Que l’on veuille faire maigrir l’Etat (administrations centrales et collectivités territoriales) là où il fait de la mauvaise graisse, fort bien. Mais ne jetons pas le bébé avec l’eau du bain. Pour agir sur le modèle de société, pour réguler l’économie, nous avons besoin d’un Etat en capacité d’intervenir et donc en capacité budgétaire.
Le libre jeu des intérêts privés ne conduit pas à un optimum social. L’Etat a un rôle régulateur et planificateur à jouer. Il ne peut l’assumer que s’il dispose de ces degrés de liberté budgétaire.

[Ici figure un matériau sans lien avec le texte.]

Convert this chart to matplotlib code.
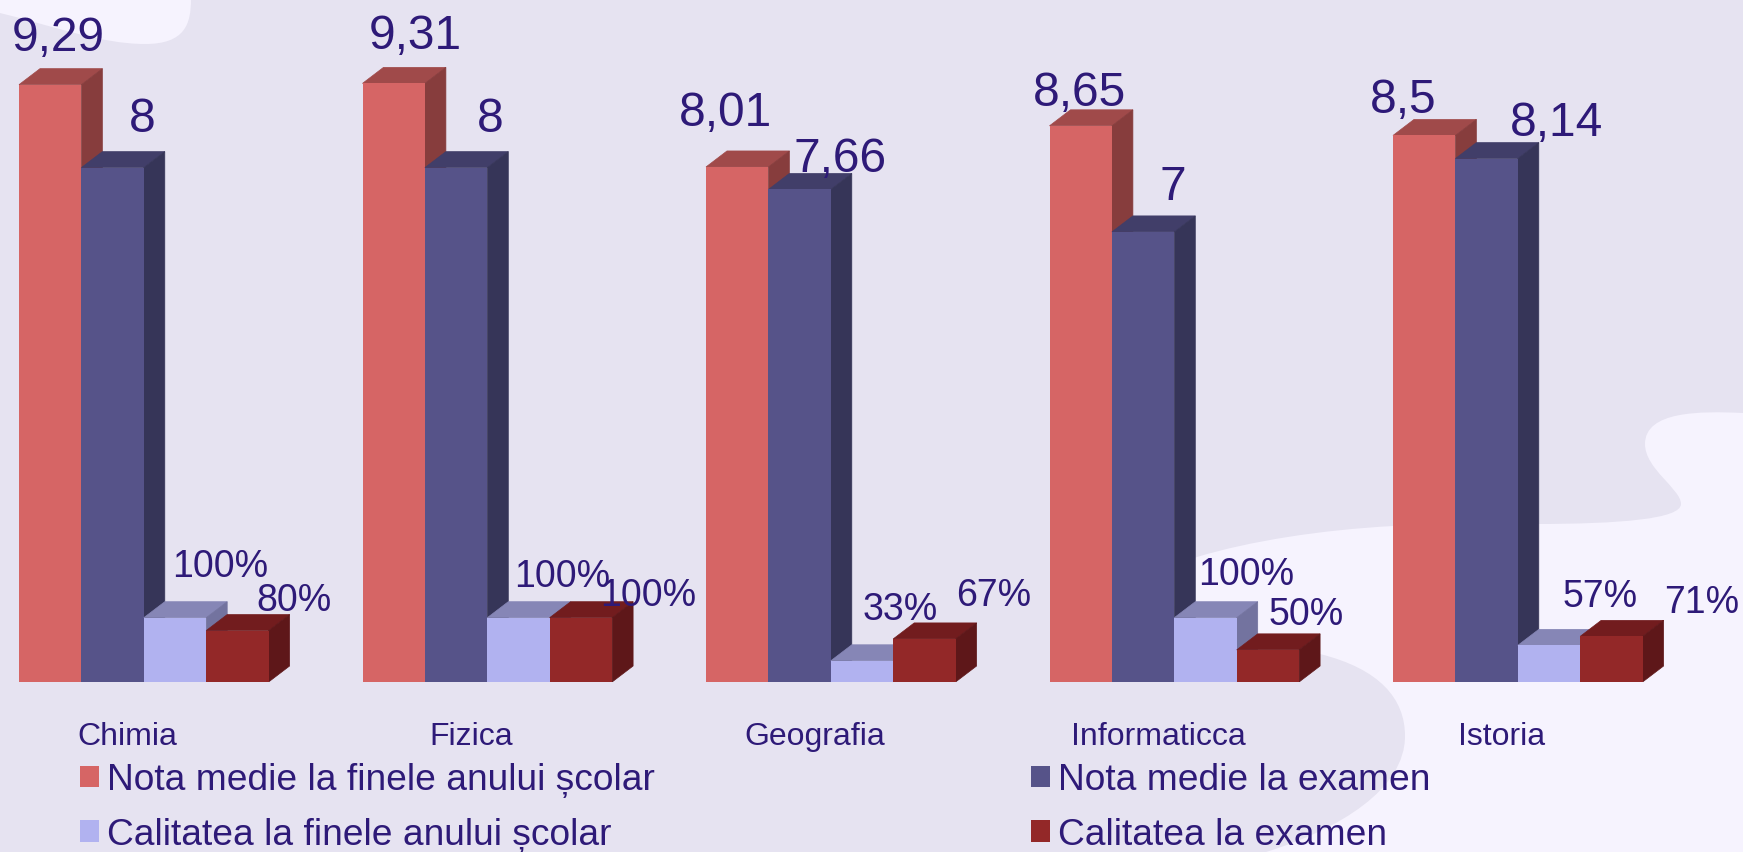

Pour autant, on ne peut évidemment pas s’installer dans le déficit chronique et la dette abyssale.
On ne pourra sortir de ce tissu de contraintes qu’en prenant des dispositions à la hauteur des difficultés du moment :
- revenir sur le principe d’indépendance de la banque centrale ;
- financer la nouvelle dette publique au meilleur taux auprès de la banque centrale et des ménages (selon l’INSEE, le taux d’épargne des ménages français, à 17 % du revenu en moyenne, n’a jamais été aussi élevé, étant précisé que 40 % des ménages n’ont pas la possibilité d’épargner) ;
- refinancer une part à définir de la « vieille » dette par une ligne de crédit à taux zéro, remboursable en cas de retour à meilleure fortune (excédents budgétaires) ;
- promouvoir un secteur bancaire public apte à relayer efficacement et loyalement les mesures de politique monétaire ;
- remettre en cause l’ouverture inconditionnelle des frontières aux mouvements de marchandises et de capitaux.

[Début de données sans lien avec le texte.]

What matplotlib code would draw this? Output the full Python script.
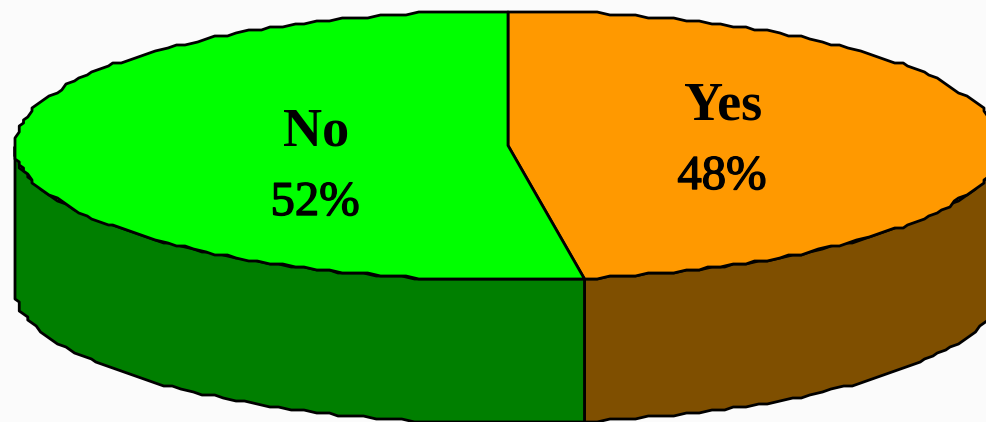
"""
Flat 3D style pie chart, Yes / No split
"""

import numpy as np
from matplotlib import pyplot as plt
from matplotlib.patches import Polygon
import matplotlib.patheffects as pe

# data
categories = ["Yes", "No"]
shares = [47.5, 52.5]
top_colors = ["#ff9900", "#00ff00"]
side_colors = ["#7f4f00", "#007f00"]

# positions of the labels in pixels (name line, percent line)
label_pos = [(723, 106, 722, 177), (316, 132, 315, 203)]

# pie geometry in pixels
cx, cy = 508, 145.5
rx, ry = 493, 134.5
depth = 143
y_step = 3.0  # the outline of the original is coarse, short flats and small slants
x_step = rx / 116
sample = 1.5

W, H = 986, 422
fig = plt.figure(figsize=(W / 100, H / 100), dpi=100, facecolor="#fbfbfb")
ax = fig.add_axes([0, 0, 1, 1])
ax.set_xlim(0, W)
ax.set_ylim(H, 0)
ax.axis("off")


def rim(a0, a1):
    # points on the ellipse, angles clockwise from the top, snapped to a coarse grid
    n = max(int(abs(a1 - a0) / sample), 2)
    t = np.radians(np.linspace(a0, a1, n))
    x = rx * np.sin(t)
    y = cy - ry * np.cos(t)
    x = cx + np.round(x / x_step) * x_step
    y = np.round(y / y_step) * y_step
    return np.column_stack([x, y])


edges = np.cumsum([0] + shares) / sum(shares) * 360

# side walls, only the front half of the rim is visible
for i in range(len(shares)):
    a0, a1 = max(edges[i], 90), min(edges[i + 1], 270)
    r = rim(a0, a1)
    wall = np.vstack([r, (r + [0, depth])[::-1]])
    ax.add_patch(Polygon(wall, closed=True, fc=side_colors[i], ec="black", lw=2, joinstyle="round"))

# top faces
for i in range(len(shares)):
    r = rim(edges[i], edges[i + 1])
    face = np.vstack([[cx, cy], r])
    ax.add_patch(Polygon(face, closed=True, fc=top_colors[i], ec="black", lw=2, joinstyle="round"))

for name, share, pos in zip(categories, shares, label_pos):
    ax.text(pos[0], pos[1], name, family="Liberation Serif", weight="bold", fontsize=39,
            ha="center", va="center")
    ax.text(pos[2], pos[3], f"{share:.0f}%", family="Liberation Serif", fontsize=35,
            ha="center", va="center",
            path_effects=[pe.withStroke(linewidth=1.0, foreground="black")])

fig.savefig("out.png", dpi=100, facecolor=fig.get_facecolor())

Détricoter l’écheveau ultralibéral que l’on a laissé se développer ne se fera évidemment pas sans difficultés, mais la fuite en avant en annonce aussi beaucoup, et de bien pires. Tant qu’à rencontrer des difficultés, autant que ce soit en poursuivant des objectifs que l’on a choisis plutôt qu’en se laissant porter par un flot dont on ne maîtrise pas le cours.

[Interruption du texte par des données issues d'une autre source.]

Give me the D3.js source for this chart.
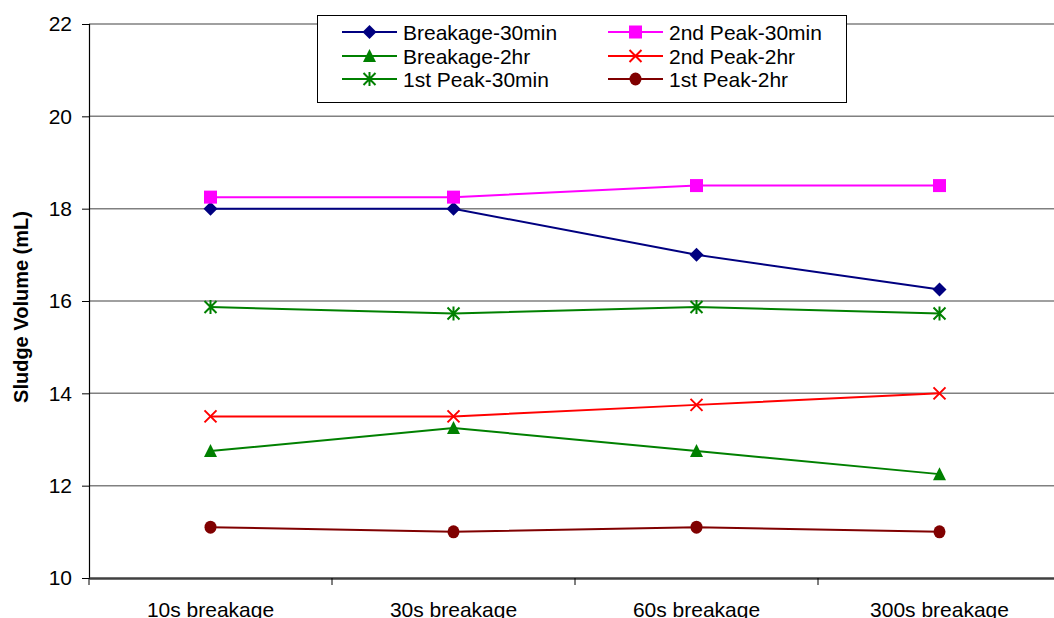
<!DOCTYPE html>
<html>
<head>
<meta charset="utf-8">
<script src="https://cdn.jsdelivr.net/npm/d3@7"></script>
<style>
  html, body { margin: 0; padding: 0; background: #fff; }
  svg { display: block; font-family: "Liberation Sans", Arial, sans-serif; }
</style>
</head>
<body>
<svg id="chart" width="1054" height="618"></svg>
<script>
// Sludge volume by breakage time
const categories = ["10s breakage", "30s breakage", "60s breakage", "300s breakage"];
const yTicks = [10, 12, 14, 16, 18, 20, 22];

const breakage30min = [18, 18, 17, 16.25];
const secondPeak30min = [18.25, 18.25, 18.5, 18.5];
const breakage2hr = [12.75, 13.25, 12.75, 12.25];
const secondPeak2hr = [13.5, 13.5, 13.75, 14];
const firstPeak30min = [15.87, 15.73, 15.87, 15.73];
const firstPeak2hr = [11.1, 11.0, 11.1, 11.0];

const series = [
  { name: "Breakage-30min", values: breakage30min, color: "#000080", marker: "diamond" },
  { name: "2nd Peak-30min", values: secondPeak30min, color: "#FF00FF", marker: "square" },
  { name: "Breakage-2hr", values: breakage2hr, color: "#008000", marker: "triangle" },
  { name: "2nd Peak-2hr", values: secondPeak2hr, color: "#FF0000", marker: "x" },
  { name: "1st Peak-30min", values: firstPeak30min, color: "#008000", marker: "star" },
  { name: "1st Peak-2hr", values: firstPeak2hr, color: "#800000", marker: "circle" }
];

const svg = d3.select("#chart");
const plot = { left: 89, right: 1061, top: 24, bottom: 578 };

const x = d3.scaleBand().domain(categories).range([plot.left, plot.right]);
const y = d3.scaleLinear().domain([10, 22]).range([plot.bottom, plot.top]);

// horizontal gridlines
svg.append("g")
  .selectAll("line")
  .data(yTicks.filter(t => t !== 10))
  .join("line")
  .attr("x1", plot.left).attr("x2", plot.right)
  .attr("y1", d => y(d)).attr("y2", d => y(d))
  .attr("stroke", "#808080").attr("stroke-width", 1.5);

// y axis
const yAxis = svg.append("g")
  .attr("transform", `translate(${plot.left},0)`)
  .call(d3.axisLeft(y).tickValues(yTicks).tickSize(7).tickPadding(10).tickFormat(d3.format("d")));
yAxis.select(".domain").attr("stroke", "#000").attr("stroke-width", 1.2);
yAxis.selectAll(".tick line").attr("stroke", "#000");
yAxis.selectAll(".tick text")
  .attr("font-size", 21).attr("fill", "#000")
  .attr("font-family", "Liberation Sans, Arial, sans-serif");

// x axis with ticks at band boundaries
const xAxis = svg.append("g")
  .attr("transform", `translate(0,${plot.bottom})`)
  .call(d3.axisBottom(x).tickSize(0).tickPadding(0));
xAxis.select(".domain").attr("stroke", "#404040").attr("stroke-width", 2.5);
xAxis.selectAll(".tick text")
  .attr("font-size", 21).attr("fill", "#000")
  .attr("font-family", "Liberation Sans, Arial, sans-serif")
  .attr("dy", null).attr("y", 39);
svg.append("g")
  .selectAll("line")
  .data(categories)
  .join("line")
  .attr("x1", d => x(d)).attr("x2", d => x(d))
  .attr("y1", plot.bottom).attr("y2", plot.bottom + 7)
  .attr("stroke", "#000").attr("stroke-width", 1);

// y axis title
svg.append("text")
  .attr("transform", `translate(28,${(plot.top + plot.bottom) / 2 + 6}) rotate(-90)`)
  .attr("text-anchor", "middle")
  .attr("font-size", 20).attr("font-weight", "bold")
  .text("Sludge Volume (mL)");

const cx = d => x(d) + x.bandwidth() / 2;

function drawMarker(g, type, color) {
  switch (type) {
    case "diamond":
      g.append("path").attr("d", "M0,-7 L7,0 L0,7 L-7,0 Z").attr("fill", color);
      break;
    case "square":
      g.append("rect").attr("x", -6.5).attr("y", -6.5).attr("width", 13).attr("height", 13).attr("fill", color);
      break;
    case "triangle":
      g.append("path").attr("d", "M0,-7 L6.5,6 L-6.5,6 Z").attr("fill", color);
      break;
    case "x":
      g.append("path").attr("d", "M-6,-6 L6,6 M-6,6 L6,-6").attr("stroke", color).attr("stroke-width", 2).attr("fill", "none");
      break;
    case "star":
      g.append("path").attr("d", "M-6,-6 L6,6 M-6,6 L6,-6 M0,-7 L0,7").attr("stroke", color).attr("stroke-width", 2).attr("fill", "none");
      break;
    case "circle":
      g.append("ellipse").attr("rx", 6).attr("ry", 6.5).attr("fill", color);
      break;
  }
}

const line = d3.line().x((d, i) => cx(categories[i])).y(d => y(d));

series.forEach(s => {
  const g = svg.append("g");
  g.append("path")
    .attr("d", line(s.values))
    .attr("fill", "none").attr("stroke", s.color).attr("stroke-width", 2);
  s.values.forEach((v, i) => {
    const m = g.append("g").attr("transform", `translate(${cx(categories[i])},${y(v)})`);
    drawMarker(m, s.marker, s.color);
  });
});

// legend
const legend = svg.append("g");
legend.append("rect")
  .attr("x", 317.5).attr("y", 15.5).attr("width", 529).attr("height", 87)
  .attr("fill", "#fff").attr("stroke", "#000").attr("stroke-width", 1);

const legendCols = [342, 608];
const legendRows = [32, 56, 79];
series.forEach((s, i) => {
  const col = legendCols[i % 2];
  const row = legendRows[Math.floor(i / 2)];
  const g = legend.append("g");
  g.append("line")
    .attr("x1", col).attr("x2", col + 55)
    .attr("y1", row).attr("y2", row)
    .attr("stroke", s.color).attr("stroke-width", 2);
  const m = g.append("g").attr("transform", `translate(${col + 27.5},${row})`);
  drawMarker(m, s.marker, s.color);
  g.append("text")
    .attr("x", col + 61).attr("y", row + 7.5)
    .attr("font-size", 21).attr("fill", "#000")
    .text(s.name);
});
</script>
</body>
</html>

Ceux qui considèrent que les traités européens constituent un carcan interdisant tout mouvement ferait bien de prendre en considération les coups de canif donnés à ces traités par la BCE et par les Etats membres eux-mêmes, au sein du Conseil européen ou en tractations bi ou multilatérales. Un mouvement est nécessaire. Il est possible et il se fera ; précédé ou entériné par une évolution des traités ; dans le calme relatif d’une trêve des crises ou sous la pression de nouveaux épisodes critiques, d’origine financière et/ou sociale.